• _PROVIDED ENTRIES_
* start *

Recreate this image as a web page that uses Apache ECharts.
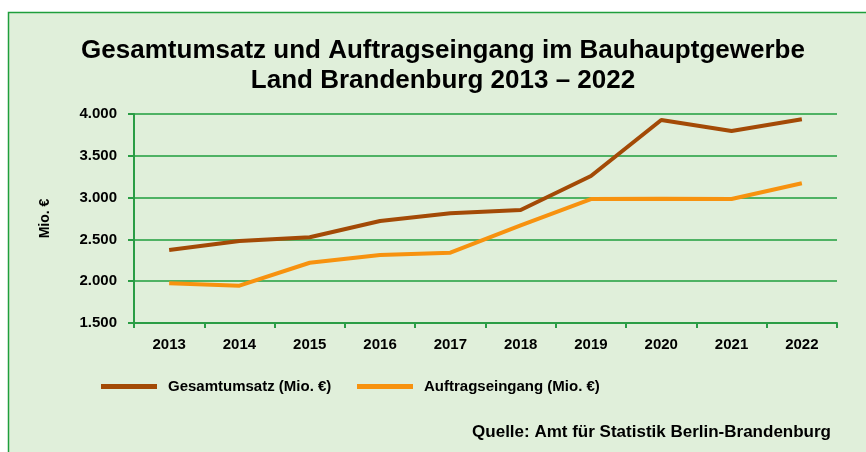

* end *
* start *

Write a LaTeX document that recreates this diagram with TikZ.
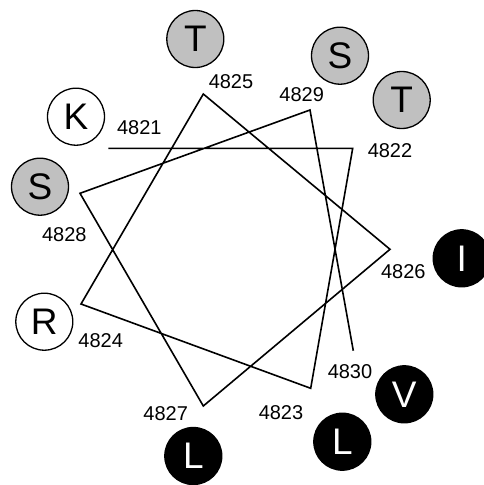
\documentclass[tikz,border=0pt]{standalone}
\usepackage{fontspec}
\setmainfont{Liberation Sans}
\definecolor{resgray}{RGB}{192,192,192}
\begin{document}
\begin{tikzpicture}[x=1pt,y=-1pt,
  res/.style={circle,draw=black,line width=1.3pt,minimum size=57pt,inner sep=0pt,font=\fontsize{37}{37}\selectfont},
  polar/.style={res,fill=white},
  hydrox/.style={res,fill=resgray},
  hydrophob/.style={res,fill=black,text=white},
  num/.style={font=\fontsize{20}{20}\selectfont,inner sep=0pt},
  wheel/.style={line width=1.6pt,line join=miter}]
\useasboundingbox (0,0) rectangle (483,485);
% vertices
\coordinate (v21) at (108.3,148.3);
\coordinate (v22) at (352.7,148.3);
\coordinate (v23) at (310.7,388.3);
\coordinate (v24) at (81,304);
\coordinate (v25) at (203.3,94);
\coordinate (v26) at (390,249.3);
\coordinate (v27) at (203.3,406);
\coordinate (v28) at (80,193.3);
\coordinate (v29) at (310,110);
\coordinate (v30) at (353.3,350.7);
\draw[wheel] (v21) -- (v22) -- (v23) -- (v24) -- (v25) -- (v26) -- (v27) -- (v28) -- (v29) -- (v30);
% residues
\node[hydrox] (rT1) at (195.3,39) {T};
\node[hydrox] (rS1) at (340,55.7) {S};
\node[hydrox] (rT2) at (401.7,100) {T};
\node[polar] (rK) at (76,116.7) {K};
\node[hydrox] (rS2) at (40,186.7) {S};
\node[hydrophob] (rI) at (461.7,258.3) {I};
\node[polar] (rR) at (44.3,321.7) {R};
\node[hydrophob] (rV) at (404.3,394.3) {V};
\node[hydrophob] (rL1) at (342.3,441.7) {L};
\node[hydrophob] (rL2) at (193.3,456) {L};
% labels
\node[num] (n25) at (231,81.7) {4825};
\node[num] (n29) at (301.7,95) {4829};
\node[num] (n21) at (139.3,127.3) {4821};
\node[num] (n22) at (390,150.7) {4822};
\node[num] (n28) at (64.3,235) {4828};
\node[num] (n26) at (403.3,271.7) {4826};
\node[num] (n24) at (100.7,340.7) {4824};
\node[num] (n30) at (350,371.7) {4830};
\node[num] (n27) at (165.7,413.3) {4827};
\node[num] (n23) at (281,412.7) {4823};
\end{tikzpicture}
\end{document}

* end *
* start *

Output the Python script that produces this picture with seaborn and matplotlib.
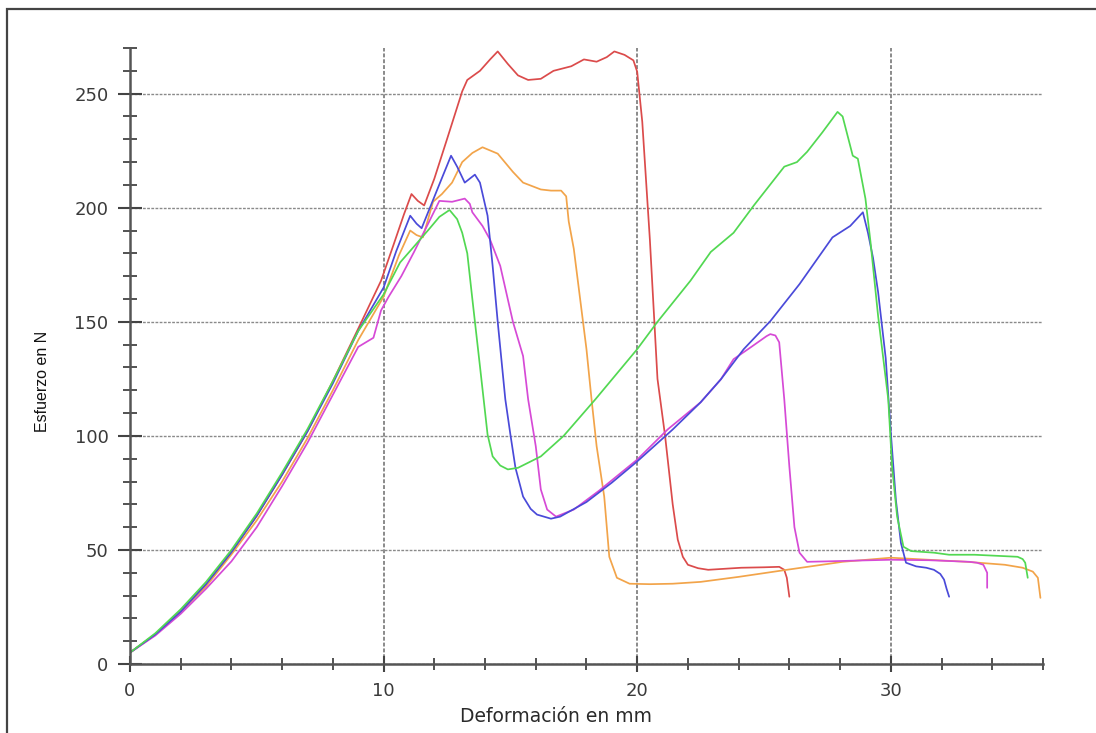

* end *

• _EXERCISE INSTRUCTIONS_
Locate the word "that" in the records and collect each line it appears in.

• _THE REPLY_
Recreate this image as a web page that uses Apache ECharts.
Write a LaTeX document that recreates this diagram with TikZ.
Output the Python script that produces this picture with seaborn and matplotlib.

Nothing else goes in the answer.